This little insect, shown here 4 or 5 times life size, must have flown into a carrier bag I was carrying as we walked back from town across the park and got squashed. My microscope reveals that it’s a Winter Gnat, a two-winged fly that is conspicuous at this time of year when there are so few insects about. You seen them dancing in swarms in damp grassy places especially in the late afternoon, which was when I unwittingly trapped this one.
This seems to be a female because it has a curved dagger-end to its thorax which I guess is the ovipositor.
A Kind of Therapy
We had the phone call at 5.15 a.m. to say that Barbara’s mum Betty had died peacefully in her sleep at the Hospice. Rather than sit in a heap, we’ve worked our way through the day by gently getting on with the various tasks we’re obliged to do, such are registering her death.
Betty has been a largely unseen presence in my online diary for the last 12 years. There are dozens of drawings of the Hawthorns and the Ash log at the end of her garden. I’ve been asked to say a few words about her at the funeral. She combined a disarming innocence with a twinkle mischief so I want to get the tone just right between her sense of fun and the sadness and sense of loss we feel. And that inevitable feeling ‘I wish that I’d asked her more about her early life’.
School Museums
As we come out of the back entrance of the Registry Office on Northgate, Wakefield, we pass this unprepossessing 1960s prefab-style building which takes me back to my first inkling that I wanted to publish my natural history sketchbooks as an illustration student in the early 1970s. This is where I came because at that time it was the West Riding School Museum’s Service. Eric Woodward the director must have got fed up of seeing me but he patiently encouraged me as my idea for a Natural History of Wakefield grew from a wall chart to a booklet to facsimile sketchbook with fold-out maps, posters and prehistoric panoramas; a kind of History of the Entire Planet, which just happened to be centred on Wakefield.
The School Museums was just one inspiration for me. They sent out stout wooden boxes on loan which opened up to reveal little displays of historical objects, model dinosaurs, scale models of buildings and so on. I liked that idea of a carefully made Box ofDelights which goes out into the world with an informative display and some inspiring objects that you can examine hands-on.
As a college project I worked on a display about spiders and their webs which could be sent out to a school like a giant-sized pack of cards and slotted together. It never got as far as being added to the School Museums collection but I don’t think the materials – mounting card with transparent perspex for the step-by-steps of how a web is made – would have survived the rough-and-tumble of the classroom.

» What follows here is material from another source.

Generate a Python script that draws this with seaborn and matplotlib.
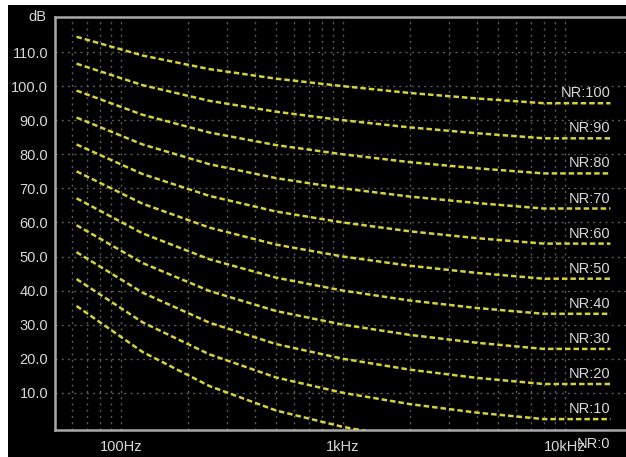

Chris Woffenden e-mailed me. He sums up how I felt when I saw this former creative hub converted to its present mundane purpose as a council storeroom:
Small world – I was a Graphic Designer/Illustrator there in the 80’s. Eric Woodward was a great encouragement to us all – whether drawing or model making etc. I grew up inspired by the delivery of those wooden boxes as a child at school in the 70’s – never thought I would work there. It was a sad day when it closed down – an even sadder one for the children at school at the moment that don’t know what they are missing.